The Structure of a Type 2 Conversation (Performance)

Type 2 conversations require establishing clearly that the system was right, that the conditions for success were in place, before focusing on the gap between the standard and the actual performance.

Start with a shared foundation:

  • "We established a specific goal, you had clear ownership, and you had the resources and visibility to know where you stood. Is that accurate?"

Then explore the gap honestly:

  • "Given that the system was in place, help me understand what happened."
  • Listen genuinely. There may be information here that reveals the system was not as strong as believed, in which case, the conversation shifts to Type 1.

If the system was genuinely right, the conversation is direct:

  • "The standard was X. The result was Y. What do you think needs to change about your approach to close that gap?"
  • "What support do you need from me to get there?"

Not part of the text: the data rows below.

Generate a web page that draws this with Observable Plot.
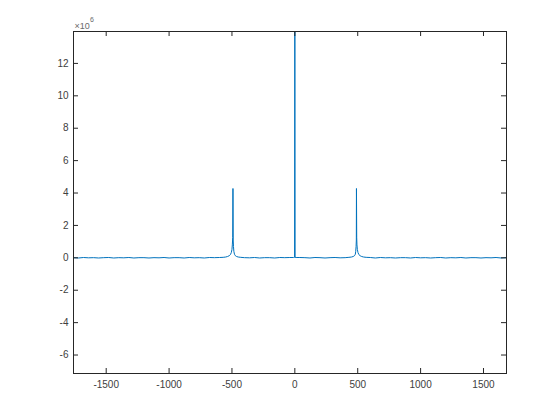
<!DOCTYPE html>
<html>
<head>
<meta charset="utf-8">
<script src="https://cdn.jsdelivr.net/npm/d3@7"></script>
<script src="https://cdn.jsdelivr.net/npm/@observablehq/plot@0.6"></script>
<style>
  html, body { margin: 0; padding: 0; background: white; }
</style>
</head>
<body>
<div id="chart"></div>
<script>
// Frequency (Hz) and magnitude (×10^6)
const freq = [
  -1760,-1720,-1680,-1640,-1600,-1560,-1520,-1480,-1440,-1400,-1360,-1320,-1280,-1240,-1200,
  -1160,-1120,-1080,-1040,-1000,-960,-920,-880,-840,-800,-760,-720,-680,-640,-600,
  -570,-550,-535,-522,-512,-505,-500,-497,-494,-492,-490,-488,-485,-480,-473,-463,-450,-430,
  -400,-360,-320,-280,-240,-200,-160,-120,-80,-40,
  -10,-2,0,2,10,
  40,80,120,160,200,240,280,320,360,400,
  430,450,464,474,481,484,487,489,490,492,494,497,502,509,519,532,547,567,
  600,640,680,720,760,800,840,880,920,960,1000,1040,1080,1120,1160,1200,1240,1280,1320,1360,
  1400,1440,1480,1520,1560,1600,1640,1680,1683
];
const mag = [
  0.01,-0.01,0.02,0.00,0.01,-0.01,0.01,0.02,-0.01,0.01,0.00,0.02,-0.01,0.01,0.01,
  -0.01,0.01,0.00,0.02,-0.01,0.01,0.01,-0.01,0.02,0.00,0.01,-0.01,0.02,0.01,0.02,
  0.03,0.05,0.08,0.13,0.2,0.33,0.52,0.8,1.25,4.28,1.1,0.7,0.4,0.22,0.13,0.08,0.05,0.03,
  0.01,0.00,0.02,-0.01,0.01,0.01,-0.01,0.02,0.01,0.02,
  0.02,0.03,13.97,0.03,0.02,
  0.02,0.01,-0.01,0.02,0.01,-0.01,0.01,0.02,0.00,0.01,
  0.03,0.05,0.08,0.13,0.22,0.4,0.7,1.1,4.28,1.25,0.8,0.52,0.33,0.2,0.13,0.08,0.05,0.03,
  0.02,-0.01,0.02,0.00,0.01,-0.01,0.01,0.01,-0.01,0.02,0.00,0.01,-0.01,0.01,0.02,-0.01,0.01,0.00,0.02,-0.01,
  0.01,0.01,-0.01,0.01,0.00,0.02,-0.01,0.01,0.01
];
const xTicks = [-1500, -1000, -500, 0, 500, 1000, 1500];
const yTicks = [-6, -4, -2, 0, 2, 4, 6, 8, 10, 12];
const xDomain = [-1760, 1683];
const yDomain = [-7.14, 13.97];
const exponentBase = ["×10"];
const exponentPower = ["6"];

const data = freq.map((f, i) => ({ f, m: mag[i] }));

const W = 560, H = 420, mL = 73, mR = 54, mT = 31, mB = 47;
const frameW = W - mL - mR, frameH = H - mT - mB, tickLen = 5;
const axisColor = "#262626";
const labelColor = "#404040";

const chart = Plot.plot({
  width: W, height: H,
  marginLeft: mL, marginRight: mR, marginTop: mT, marginBottom: mB,
  style: { fontFamily: "'Liberation Sans', Arial, Helvetica, sans-serif", fontSize: "10px", color: labelColor, background: "white" },
  x: { domain: xDomain },
  y: { domain: yDomain },
  marks: [
    Plot.line(data, { x: "f", y: "m", stroke: "#0072BD", strokeWidth: 1, clip: true }),
    Plot.tickX(xTicks, { x: d => d, insetTop: frameH - tickLen, stroke: axisColor }),
    Plot.tickX(xTicks, { x: d => d, insetBottom: frameH - tickLen, stroke: axisColor }),
    Plot.tickY(yTicks, { y: d => d, insetRight: frameW - tickLen, stroke: axisColor }),
    Plot.tickY(yTicks, { y: d => d, insetLeft: frameW - tickLen, stroke: axisColor }),
    Plot.axisX(xTicks, { tickSize: 0, tickPadding: 7, tickFormat: d => String(d), label: null }),
    Plot.axisY(yTicks, { tickSize: 0, tickPadding: 5, tickFormat: d => String(d), label: null }),
    Plot.frame({ stroke: axisColor, strokeWidth: 1 }),
    Plot.text(exponentBase, { frameAnchor: "top-left", text: d => d, textAnchor: "start", lineAnchor: "bottom", dy: -3, dx: 1, fill: "#6a6a6a", fontSize: 9 }),
    Plot.text(exponentPower, { frameAnchor: "top-left", text: d => d, textAnchor: "start", lineAnchor: "bottom", dy: -10, dx: 16.5, fill: "#6a6a6a", fontSize: 7 })
  ]
});
document.getElementById("chart").appendChild(chart);
</script>
</body>
</html>
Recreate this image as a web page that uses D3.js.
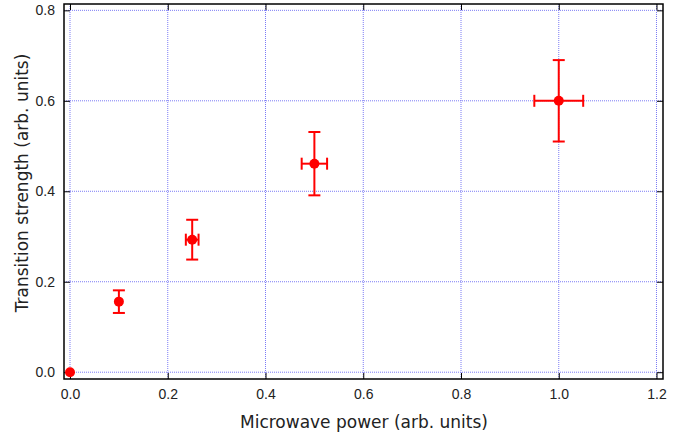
<!DOCTYPE html>
<html>
<head>
<meta charset="utf-8">
<script src="https://cdn.jsdelivr.net/npm/d3@7"></script>
<style>
  body { margin: 0; background: #fff; }
  svg text { font-family: "DejaVu Sans", Verdana, sans-serif; fill: #222; }
  svg .tick text { font-family: "Liberation Sans", Arial, sans-serif; }
</style>
</head>
<body>
<div class="canvas"></div>
<script>
const power = [0, 0.1, 0.25, 0.5, 1.0];
const powerErr = [0, 0, 0.013, 0.026, 0.05];
const strength = [0, 0.156, 0.293, 0.461, 0.6];
const strengthErr = [0, 0.025, 0.044, 0.07, 0.09];
const xTicks = [0, 0.2, 0.4, 0.6, 0.8, 1.0, 1.2];
const yTicks = [0, 0.2, 0.4, 0.6, 0.8];

const W = 685, H = 435;
const margin = { top: 4, right: 22, bottom: 56, left: 64 };
const width = W - margin.left - margin.right;
const height = H - margin.top - margin.bottom;

const x = d3.scaleLinear().domain([-0.0123, 1.2133]).range([0, width]);
const y = d3.scaleLinear().domain([-0.015, 0.814]).range([height, 0]);

const svg = d3.select(".canvas").append("svg").attr("width", W).attr("height", H);
const chart = svg.append("g").attr("transform", `translate(${margin.left}, ${margin.top})`);

// grid
chart.append("g").selectAll("line").data(xTicks).enter().append("line")
  .attr("x1", (d) => x(d)).attr("x2", (d) => x(d))
  .attr("y1", 0).attr("y2", height)
  .attr("stroke", "#7b7bf5").attr("stroke-width", 1).attr("stroke-dasharray", "1,1");
chart.append("g").selectAll("line").data(yTicks).enter().append("line")
  .attr("y1", (d) => y(d)).attr("y2", (d) => y(d))
  .attr("x1", 0).attr("x2", width)
  .attr("stroke", "#7b7bf5").attr("stroke-width", 1).attr("stroke-dasharray", "1,1");

// axes with inward ticks
const fmt = d3.format(".1f");
const xAxis = chart.append("g").attr("transform", `translate(0, ${height})`)
  .call(d3.axisBottom(x).tickValues(xTicks).tickFormat(fmt).tickSizeInner(-6).tickSizeOuter(0).tickPadding(10));
const yAxis = chart.append("g")
  .call(d3.axisLeft(y).tickValues(yTicks).tickFormat(fmt).tickSizeInner(-6).tickSizeOuter(0).tickPadding(9));
const xTop = chart.append("g")
  .call(d3.axisTop(x).tickValues(xTicks).tickFormat("").tickSizeInner(-6).tickSizeOuter(0));
const yRight = chart.append("g").attr("transform", `translate(${width}, 0)`)
  .call(d3.axisRight(y).tickValues(yTicks).tickFormat("").tickSizeInner(-6).tickSizeOuter(0));
[xAxis, yAxis, xTop, yRight].forEach((a) => {
  a.select(".domain").remove();
  a.selectAll("line").attr("stroke", "#000");
  a.selectAll("text").style("font-size", "14px").attr("fill", "#222");
});

chart.append("rect").attr("width", width).attr("height", height)
  .attr("fill", "none").attr("stroke", "#000").attr("stroke-width", 1.5);

// error bars
const pts = power.map((p, i) => ({ x: p, xe: powerErr[i], y: strength[i], ye: strengthErr[i] }));
const eb = chart.append("g").attr("stroke", "#ff0000").attr("stroke-width", 2);
pts.filter((d) => d.ye > 0).forEach((d) => {
  eb.append("line").attr("x1", x(d.x)).attr("x2", x(d.x)).attr("y1", y(d.y - d.ye)).attr("y2", y(d.y + d.ye));
  [d.y - d.ye, d.y + d.ye].forEach((v) => {
    eb.append("line").attr("x1", x(d.x) - 6).attr("x2", x(d.x) + 6).attr("y1", y(v)).attr("y2", y(v));
  });
});
pts.filter((d) => d.xe > 0).forEach((d) => {
  eb.append("line").attr("x1", x(d.x - d.xe)).attr("x2", x(d.x + d.xe)).attr("y1", y(d.y)).attr("y2", y(d.y));
  [d.x - d.xe, d.x + d.xe].forEach((v) => {
    eb.append("line").attr("x1", x(v)).attr("x2", x(v)).attr("y1", y(d.y) - 6).attr("y2", y(d.y) + 6);
  });
});

chart.selectAll("circle").data(pts).enter().append("circle")
  .attr("cx", (d) => x(d.x)).attr("cy", (d) => y(d.y)).attr("r", 5)
  .attr("fill", "#ff0000");

// titles
svg.append("text").attr("x", 364).attr("y", 428)
  .attr("text-anchor", "middle").style("font-size", "17px").text("Microwave power (arb. units)");
svg.append("text").attr("transform", `translate(28, 183) rotate(-90)`)
  .attr("text-anchor", "middle").style("font-size", "17px").text("Transition strength (arb. units)");
</script>
</body>
</html>
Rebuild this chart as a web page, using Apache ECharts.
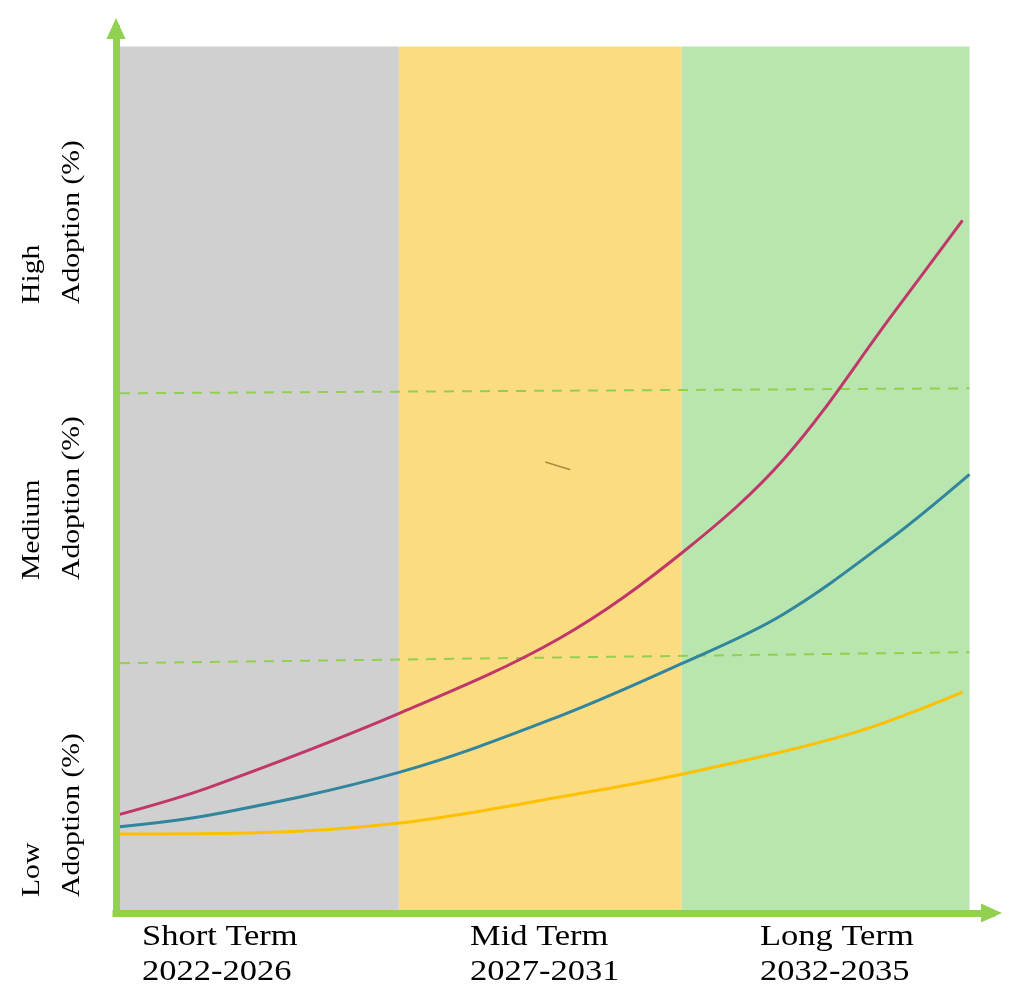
<!DOCTYPE html>
<html>
<head>
<meta charset="utf-8">
<script src="https://cdn.jsdelivr.net/npm/echarts@6/dist/echarts.min.js"></script>
<style>
html,body{margin:0;padding:0;background:#fff;}
#chart{width:1024px;height:1008px;}
</style>
</head>
<body>
<div id="chart"></div>
<script>
// ---- data (x: 0-100 timeline across the three terms, y: adoption level 0-100) ----
var termLabels = ['Short Term\n2022-2026', 'Mid Term\n2027-2031', 'Long Term\n2032-2035'];
var adoptionLabels = ['Low\nAdoption (%)', 'Medium\nAdoption (%)', 'High\nAdoption (%)'];
var termEdges = [0, 32.31, 64.61, 97.49];
var bandTop = 97.97;

var highX = [0.11, 10.73, 32.42, 50.68, 64.73, 76.37, 88.70, 96.69];
var highY = [11.07, 14.24, 22.60, 31.07, 40.79, 51.41, 67.68, 78.31];

var midX = [0.11, 10.73, 32.42, 50.68, 64.73, 76.03, 88.70, 97.49];
var midY = [9.72, 11.07, 15.93, 22.26, 28.25, 33.67, 42.49, 49.60];

var lowX = [0.11, 15.30, 32.42, 50.68, 64.73, 84.13, 96.69];
var lowY = [8.93, 9.04, 10.17, 13.11, 15.71, 20.34, 24.97];

var upperThresholdX = [0.46, 97.49];
var upperThresholdY = [58.76, 59.32];
var lowerThresholdX = [0.46, 97.49];
var lowerThresholdY = [28.25, 29.49];

var strayX = [49.04, 51.89];
var strayY = [50.99, 50.12];

function pairs(xs, ys) { return xs.map(function (x, i) { return [x, ys[i]]; }); }

var bandColors = ['#d0d0d0', '#fcdc80', '#b9e5ae'];
var GREEN = '#92d050';
var SERIF = '"Liberation Serif", "Times New Roman", serif';

var chart = echarts.init(document.getElementById('chart'), null, {renderer: 'canvas'});

var areas = [];
for (var i = 0; i < 3; i++) {
  areas.push([
    {xAxis: termEdges[i], yAxis: 0, itemStyle: {color: bandColors[i], opacity: 1}},
    {xAxis: termEdges[i + 1], yAxis: bandTop}
  ]);
}

var axisCommon = {
  type: 'value', min: 0, max: 100, z: 10,
  axisLine: {show: true, symbol: ['none', 'triangle'], symbolSize: [19, 21],
    lineStyle: {color: GREEN, width: 7, cap: 'square'}},
  axisTick: {show: false}, axisLabel: {show: false}, splitLine: {show: false}
};

var graphics = [];
var xLabelLeft = [142, 470, 760];
termLabels.forEach(function (t, i) {
  graphics.push({type: 'text', x: xLabelLeft[i], y: 920, scaleX: 1.15, z: 20,
    style: {text: t, font: '30px ' + SERIF, fill: '#000', lineHeight: 35, textAlign: 'left', textVerticalAlign: 'top'}});
});
var yLabelBottom = [897, 580, 304];
adoptionLabels.forEach(function (t, i) {
  graphics.push({type: 'text', x: 12, y: yLabelBottom[i], rotation: Math.PI / 2, scaleX: 1.14, z: 20,
    style: {text: t, font: '26px ' + SERIF, fill: '#000', lineHeight: 40, textAlign: 'left', textVerticalAlign: 'top'}});
});

var option = {
  backgroundColor: '#ffffff',
  animation: false,
  grid: {left: 116, right: 32.5, top: 28.5, bottom: 95, outerBoundsMode: 'none', containLabel: false},
  xAxis: axisCommon,
  yAxis: echarts.util.merge({}, axisCommon),
  graphic: graphics,
  series: [
    {type: 'line', name: 'bands', data: [], silent: true, z: 1,
      markArea: {silent: true, z: 1, data: areas}},
    {type: 'line', name: 'upper', data: pairs(upperThresholdX, upperThresholdY), symbol: 'none', z: 3,
      lineStyle: {color: GREEN, width: 2, type: [10, 8]}},
    {type: 'line', name: 'lower', data: pairs(lowerThresholdX, lowerThresholdY), symbol: 'none', z: 3,
      lineStyle: {color: GREEN, width: 2, type: [10, 8]}},
    {type: 'line', name: 'Low', data: pairs(lowX, lowY), symbol: 'none', smooth: 0.35, z: 4,
      lineStyle: {color: '#ffc000', width: 3}},
    {type: 'line', name: 'Medium', data: pairs(midX, midY), symbol: 'none', smooth: 0.35, z: 4,
      lineStyle: {color: '#31859c', width: 3}},
    {type: 'line', name: 'High', data: pairs(highX, highY), symbol: 'none', smooth: 0.35, z: 4,
      lineStyle: {color: '#c0386a', width: 3}},
    {type: 'line', name: 'stray', data: pairs(strayX, strayY), symbol: 'none', z: 4,
      lineStyle: {color: '#b08a3a', width: 1.5}}
  ]
};
chart.setOption(option);
</script>
</body>
</html>
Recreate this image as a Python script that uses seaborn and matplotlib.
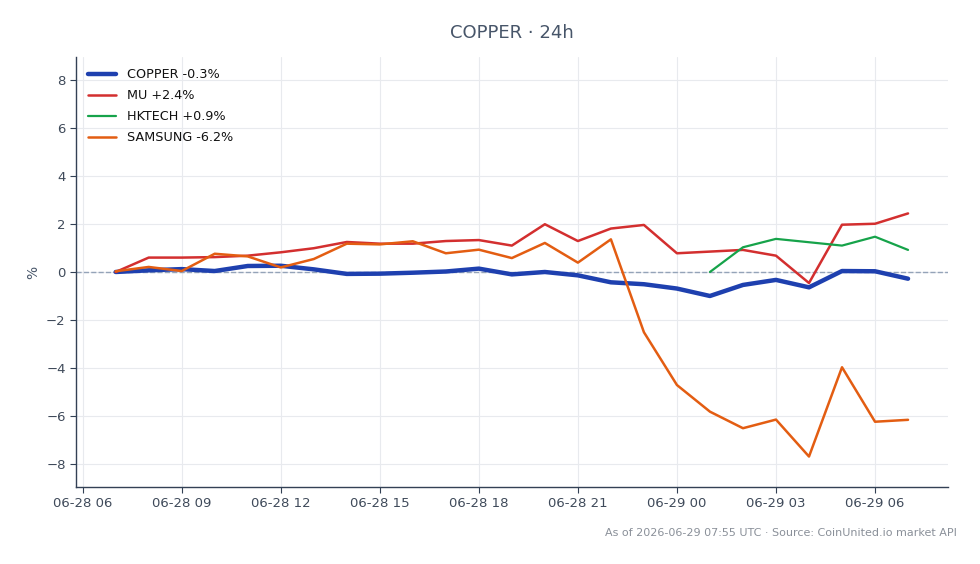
import seaborn as sns
import matplotlib.pyplot as plt
import matplotlib.dates as mdates
import pandas as pd
import numpy as np

# hourly points, 06-28 07:00 -> 06-29 07:00
times = pd.date_range("2026-06-28 07:00", periods=25, freq="h")

copper = [0.0, 0.07, 0.12, 0.04, 0.25, 0.26, 0.11, -0.08, -0.07, -0.03, 0.02, 0.14, -0.1,
          0.0, -0.14, -0.43, -0.51, -0.69, -1.0, -0.54, -0.33, -0.64, 0.04, 0.03, -0.28]
mu = [0.0, 0.6, 0.6, 0.62, 0.68, 0.82, 0.99, 1.25, 1.18, 1.18, 1.29, 1.33, 1.1,
      1.99, 1.29, 1.81, 1.96, 0.78, 0.85, 0.92, 0.68, -0.46, 1.97, 2.01, 2.44]
hktech = [np.nan] * 18 + [0.0, 1.03, 1.38, 1.24, 1.1, 1.47, 0.92]
samsung = [0.03, 0.21, 0.04, 0.76, 0.65, 0.19, 0.54, 1.18, 1.15, 1.28, 0.78, 0.93, 0.58,
           1.21, 0.39, 1.36, -2.51, -4.71, -5.82, -6.51, -6.15, -7.69, -3.97, -6.24, -6.16]

series = [("COPPER", copper, "#1e40af", 3.2),
          ("MU", mu, "#d32f2f", 1.8),
          ("HKTECH", hktech, "#16a34a", 1.6),
          ("SAMSUNG", samsung, "#e35d12", 1.8)]

sns.set_theme(style="white")
plt.rcParams['font.family'] = ['DejaVu Sans']

fig, ax = plt.subplots(figsize=(9.8, 5.64), dpi=100)
plt.subplots_adjust(left=0.0776, right=0.967, top=0.899, bottom=0.1365)

for name, vals, col, lw in series:
    df = pd.DataFrame({"time": times, "value": vals}).dropna()
    sns.lineplot(data=df, x="time", y="value", color=col, linewidth=lw, ax=ax,
                 label=f"{name} {vals[-1]:+.1f}%", zorder=3)

# zero reference
ax.axhline(0, color="#94a3b8", linestyle="--", linewidth=1, zorder=2)

ax.set_ylim(-8.96, 8.96)
ax.set_yticks([-8, -6, -4, -2, 0, 2, 4, 6, 8])
ax.xaxis.set_major_locator(mdates.HourLocator(byhour=range(0, 24, 3)))
ax.xaxis.set_major_formatter(mdates.DateFormatter("%m-%d %H"))

ax.grid(True, color="#e8eaee", linewidth=0.8, zorder=0)
ax.set_axisbelow(True)
for s in ["top", "right"]:
    ax.spines[s].set_visible(False)
for s in ["left", "bottom"]:
    ax.spines[s].set_color("#334155")
    ax.spines[s].set_linewidth(1)
ax.tick_params(axis="both", colors="#334155", labelcolor="#3f4a5a", labelsize=9.5,
               length=4, width=0.8, left=True, bottom=True)

ax.set_xlabel("")
ax.set_ylabel("%", color="#475569", fontsize=10)
ax.set_title("COPPER · 24h", color="#475569", fontsize=13, pad=14)

leg = ax.legend(loc="upper left", frameon=False, fontsize=9.2, handlelength=2.2,
                handletextpad=0.9, labelspacing=0.62, borderaxespad=0.5)
for t in leg.get_texts():
    t.set_color("#111111")

fig.text(0.976, 0.055, "As of 2026-06-29 07:55 UTC · Source: CoinUnited.io market API",
         ha="right", va="center", fontsize=8, color="#8a9099")

plt.savefig("out.png", dpi=100)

What to Avoid in Both Types

Avoid the character conversation. Feedback about effort, attitude, or commitment is rarely useful and almost always counterproductive in accountability conversations. It produces defensiveness and does not produce actionable change.

Avoid retroactive standard-setting. The accountability conversation should evaluate performance against a standard that was established before the work began, not a standard that is being constructed during the conversation. If the standard was not clear before the work began, the conversation needs to start by acknowledging that and establishing the standard for the next period.

Avoid surprise. A well-functioning visibility and cadence system means that missed outcomes should not be surprises in the accountability conversation. If the person being held accountable is genuinely surprised by the outcome being discussed, the visibility infrastructure needs to be fixed before the accountability conversation can be productive.